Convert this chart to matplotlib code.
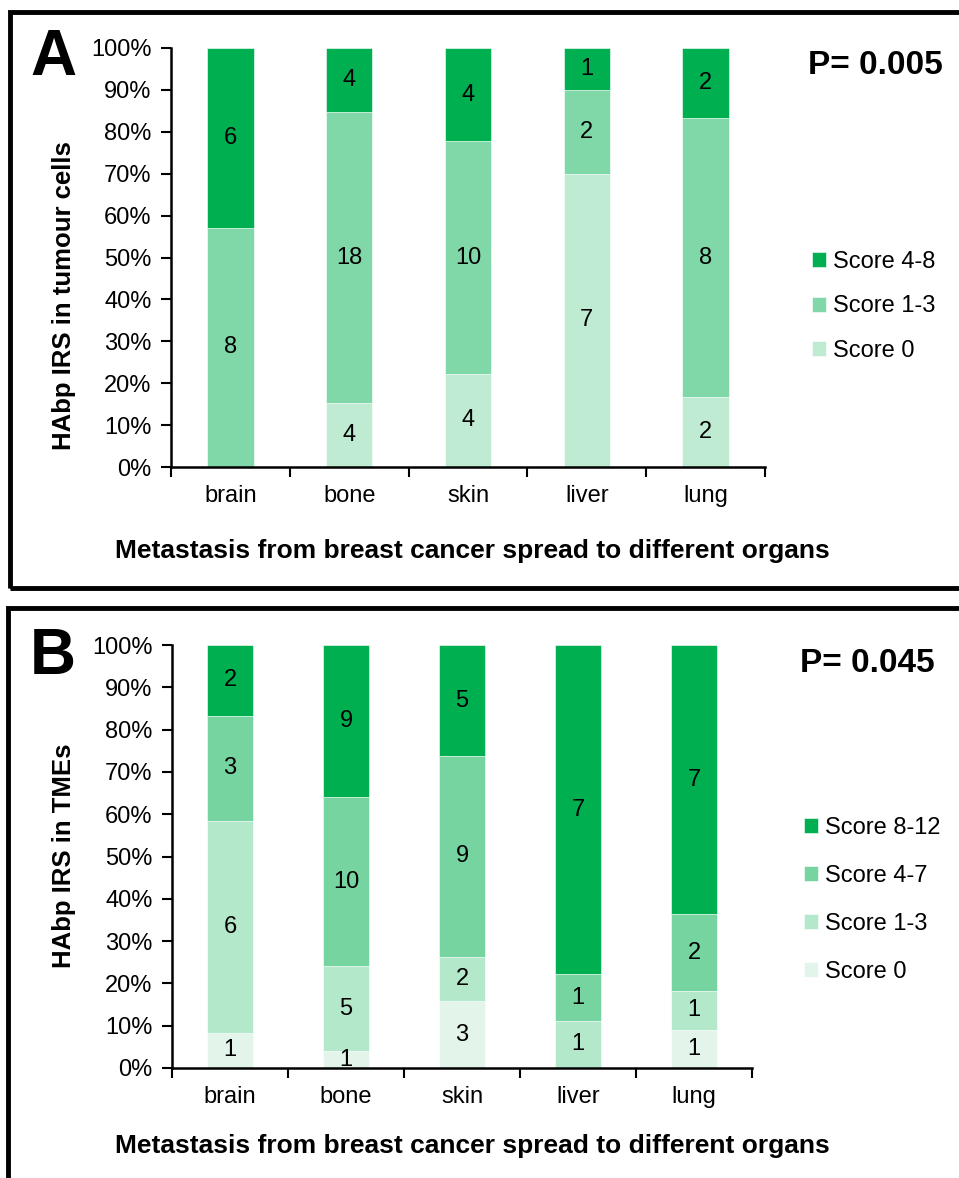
import matplotlib.pyplot as plt
import matplotlib.patches as patches
import numpy as np

plt.rcParams['font.family'] = ['Liberation Sans', 'DejaVu Sans']

organs = ['brain', 'bone', 'skin', 'liver', 'lung']

# panel A: counts per score group (bottom to top)
a_labels = ['Score 0', 'Score 1-3', 'Score 4-8']
a_score0 = [0, 4, 4, 7, 2]
a_score13 = [8, 18, 10, 2, 8]
a_score48 = [6, 4, 4, 1, 2]
a_colors = ['#C0EBD3', '#80D8A8', '#00B050']

# panel B
b_labels = ['Score 0', 'Score 1-3', 'Score 4-7', 'Score 8-12']
b_score0 = [1, 1, 3, 0, 1]
b_score13 = [6, 5, 2, 1, 1]
b_score47 = [3, 10, 9, 1, 2]
b_score812 = [2, 9, 5, 7, 7]
b_colors = ['#E3F5EA', '#B3E8CB', '#76D4A0', '#00B050']

W, H = 959, 1178
fig = plt.figure(figsize=(W / 100, H / 100), dpi=100)


def px(x0, y0, x1, y1):
    # pixel box -> figure fraction [left, bottom, width, height]
    return [x0 / W, 1 - y1 / H, (x1 - x0) / W, (y1 - y0) / H]


def stacked(ax, series, colors, labels):
    counts = np.array(series, dtype=float)
    totals = counts.sum(axis=0)
    pct = counts / totals * 100
    x = np.arange(len(organs))
    bottom = np.zeros(len(organs))
    handles = []
    for k in range(len(series)):
        h = ax.bar(x, pct[k], 0.39, bottom=bottom, color=colors[k],
                   edgecolor='white', linewidth=0.4, label=labels[k])
        handles.append(h)
        for i in range(len(organs)):
            if counts[k][i] > 0:
                ax.text(x[i], bottom[i] + pct[k][i] / 2, '%d' % counts[k][i],
                        ha='center', va='center', fontsize=17)
        bottom += pct[k]
    ax.set_ylim(0, 100)
    ax.set_xlim(-0.5, 4.5)
    ax.set_yticks(np.arange(0, 101, 10))
    ax.set_yticklabels(['%d%%' % v for v in range(0, 101, 10)], fontsize=17)
    ax.set_xticks(np.arange(-0.5, 5, 1))
    ax.set_xticklabels([])
    ax.set_xticks(x, minor=True)
    ax.set_xticklabels(organs, minor=True, fontsize=17)
    ax.tick_params(axis='x', which='minor', length=0, pad=13)
    ax.tick_params(axis='both', which='major', length=7, width=1.5, direction='out')
    ax.tick_params(axis='y', pad=7)
    for s in ['top', 'right']:
        ax.spines[s].set_visible(False)
    for s in ['left', 'bottom']:
        ax.spines[s].set_linewidth(1.8)
    return handles


xlab = 'Metastasis from breast cancer spread to different organs'

# panel A
axA = fig.add_axes(px(171, 48, 765, 467))
hA = stacked(axA, [a_score0, a_score13, a_score48], a_colors, a_labels)
fig.text(64 / W, 1 - 296 / H, 'HAbp IRS in tumour cells', rotation=90,
         ha='center', va='center', fontsize=18.5, fontweight='bold')
fig.text(472 / W, 1 - 551 / H, xlab, ha='center', va='center', fontsize=19, fontweight='bold')
fig.text(30 / W, 1 - 58 / H, 'A', fontsize=46, fontweight='bold', va='center', ha='left')
fig.text(808 / W, 1 - 66 / H, 'P= 0.005', fontsize=24, fontweight='bold', va='center', ha='left')
fig.legend(hA[::-1], a_labels[::-1], loc='upper left', bbox_to_anchor=(812 / W, 1 - 251 / H),
           frameon=False, fontsize=17, handlelength=0.6, handleheight=0.6,
           handletextpad=0.3, labelspacing=0.95, borderpad=0, borderaxespad=0)

# panel B
axB = fig.add_axes(px(172, 645, 752, 1068))
hB = stacked(axB, [b_score0, b_score13, b_score47, b_score812], b_colors, b_labels)
fig.text(64 / W, 1 - 856 / H, 'HAbp IRS in TMEs', rotation=90,
         ha='center', va='center', fontsize=18.5, fontweight='bold')
fig.text(472 / W, 1 - 1146 / H, xlab, ha='center', va='center', fontsize=19, fontweight='bold')
fig.text(30 / W, 1 - 657 / H, 'B', fontsize=46, fontweight='bold', va='center', ha='left')
fig.text(800 / W, 1 - 663 / H, 'P= 0.045', fontsize=24, fontweight='bold', va='center', ha='left')
fig.legend(hB[::-1], b_labels[::-1], loc='upper left', bbox_to_anchor=(804 / W, 1 - 817 / H),
           frameon=False, fontsize=17, handlelength=0.6, handleheight=0.6,
           handletextpad=0.3, labelspacing=1.1, borderpad=0, borderaxespad=0)

# panel frames
for (x0, y0, x1, y1) in [(10, 12, 990, 588), (8, 608, 990, 1210)]:
    fig.patches.append(patches.Rectangle((x0 / W, 1 - y1 / H), (x1 - x0) / W, (y1 - y0) / H,
                                         transform=fig.transFigure, fill=False,
                                         edgecolor='black', linewidth=3.5, clip_on=False))

fig.savefig('out.png', dpi=100)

■ ■ ■ ■ ■ ■ ■

WRITTEN TASK: Leaving the pictures aside, transcribe the entire listing exactly.

EXERCISE RESPONSE:
Convert this chart to matplotlib code.
import matplotlib.pyplot as plt
import matplotlib.patches as patches
import numpy as np

plt.rcParams['font.family'] = ['Liberation Sans', 'DejaVu Sans']

organs = ['brain', 'bone', 'skin', 'liver', 'lung']

# panel A: counts per score group (bottom to top)
a_labels = ['Score 0', 'Score 1-3', 'Score 4-8']
a_score0 = [0, 4, 4, 7, 2]
a_score13 = [8, 18, 10, 2, 8]
a_score48 = [6, 4, 4, 1, 2]
a_colors = ['#C0EBD3', '#80D8A8', '#00B050']

# panel B
b_labels = ['Score 0', 'Score 1-3', 'Score 4-7', 'Score 8-12']
b_score0 = [1, 1, 3, 0, 1]
b_score13 = [6, 5, 2, 1, 1]
b_score47 = [3, 10, 9, 1, 2]
b_score812 = [2, 9, 5, 7, 7]
b_colors = ['#E3F5EA', '#B3E8CB', '#76D4A0', '#00B050']

W, H = 959, 1178
fig = plt.figure(figsize=(W / 100, H / 100), dpi=100)


def px(x0, y0, x1, y1):
    # pixel box -> figure fraction [left, bottom, width, height]
    return [x0 / W, 1 - y1 / H, (x1 - x0) / W, (y1 - y0) / H]


def stacked(ax, series, colors, labels):
    counts = np.array(series, dtype=float)
    totals = counts.sum(axis=0)
    pct = counts / totals * 100
    x = np.arange(len(organs))
    bottom = np.zeros(len(organs))
    handles = []
    for k in range(len(series)):
        h = ax.bar(x, pct[k], 0.39, bottom=bottom, color=colors[k],
                   edgecolor='white', linewidth=0.4, label=labels[k])
        handles.append(h)
        for i in range(len(organs)):
            if counts[k][i] > 0:
                ax.text(x[i], bottom[i] + pct[k][i] / 2, '%d' % counts[k][i],
                        ha='center', va='center', fontsize=17)
        bottom += pct[k]
    ax.set_ylim(0, 100)
    ax.set_xlim(-0.5, 4.5)
    ax.set_yticks(np.arange(0, 101, 10))
    ax.set_yticklabels(['%d%%' % v for v in range(0, 101, 10)], fontsize=17)
    ax.set_xticks(np.arange(-0.5, 5, 1))
    ax.set_xticklabels([])
    ax.set_xticks(x, minor=True)
    ax.set_xticklabels(organs, minor=True, fontsize=17)
    ax.tick_params(axis='x', which='minor', length=0, pad=13)
    ax.tick_params(axis='both', which='major', length=7, width=1.5, direction='out')
    ax.tick_params(axis='y', pad=7)
    for s in ['top', 'right']:
        ax.spines[s].set_visible(False)
    for s in ['left', 'bottom']:
        ax.spines[s].set_linewidth(1.8)
    return handles


xlab = 'Metastasis from breast cancer spread to different organs'

# panel A
axA = fig.add_axes(px(171, 48, 765, 467))
hA = stacked(axA, [a_score0, a_score13, a_score48], a_colors, a_labels)
fig.text(64 / W, 1 - 296 / H, 'HAbp IRS in tumour cells', rotation=90,
         ha='center', va='center', fontsize=18.5, fontweight='bold')
fig.text(472 / W, 1 - 551 / H, xlab, ha='center', va='center', fontsize=19, fontweight='bold')
fig.text(30 / W, 1 - 58 / H, 'A', fontsize=46, fontweight='bold', va='center', ha='left')
fig.text(808 / W, 1 - 66 / H, 'P= 0.005', fontsize=24, fontweight='bold', va='center', ha='left')
fig.legend(hA[::-1], a_labels[::-1], loc='upper left', bbox_to_anchor=(812 / W, 1 - 251 / H),
           frameon=False, fontsize=17, handlelength=0.6, handleheight=0.6,
           handletextpad=0.3, labelspacing=0.95, borderpad=0, borderaxespad=0)

# panel B
axB = fig.add_axes(px(172, 645, 752, 1068))
hB = stacked(axB, [b_score0, b_score13, b_score47, b_score812], b_colors, b_labels)
fig.text(64 / W, 1 - 856 / H, 'HAbp IRS in TMEs', rotation=90,
         ha='center', va='center', fontsize=18.5, fontweight='bold')
fig.text(472 / W, 1 - 1146 / H, xlab, ha='center', va='center', fontsize=19, fontweight='bold')
fig.text(30 / W, 1 - 657 / H, 'B', fontsize=46, fontweight='bold', va='center', ha='left')
fig.text(800 / W, 1 - 663 / H, 'P= 0.045', fontsize=24, fontweight='bold', va='center', ha='left')
fig.legend(hB[::-1], b_labels[::-1], loc='upper left', bbox_to_anchor=(804 / W, 1 - 817 / H),
           frameon=False, fontsize=17, handlelength=0.6, handleheight=0.6,
           handletextpad=0.3, labelspacing=1.1, borderpad=0, borderaxespad=0)

# panel frames
for (x0, y0, x1, y1) in [(10, 12, 990, 588), (8, 608, 990, 1210)]:
    fig.patches.append(patches.Rectangle((x0 / W, 1 - y1 / H), (x1 - x0) / W, (y1 - y0) / H,
                                         transform=fig.transFigure, fill=False,
                                         edgecolor='black', linewidth=3.5, clip_on=False))

fig.savefig('out.png', dpi=100)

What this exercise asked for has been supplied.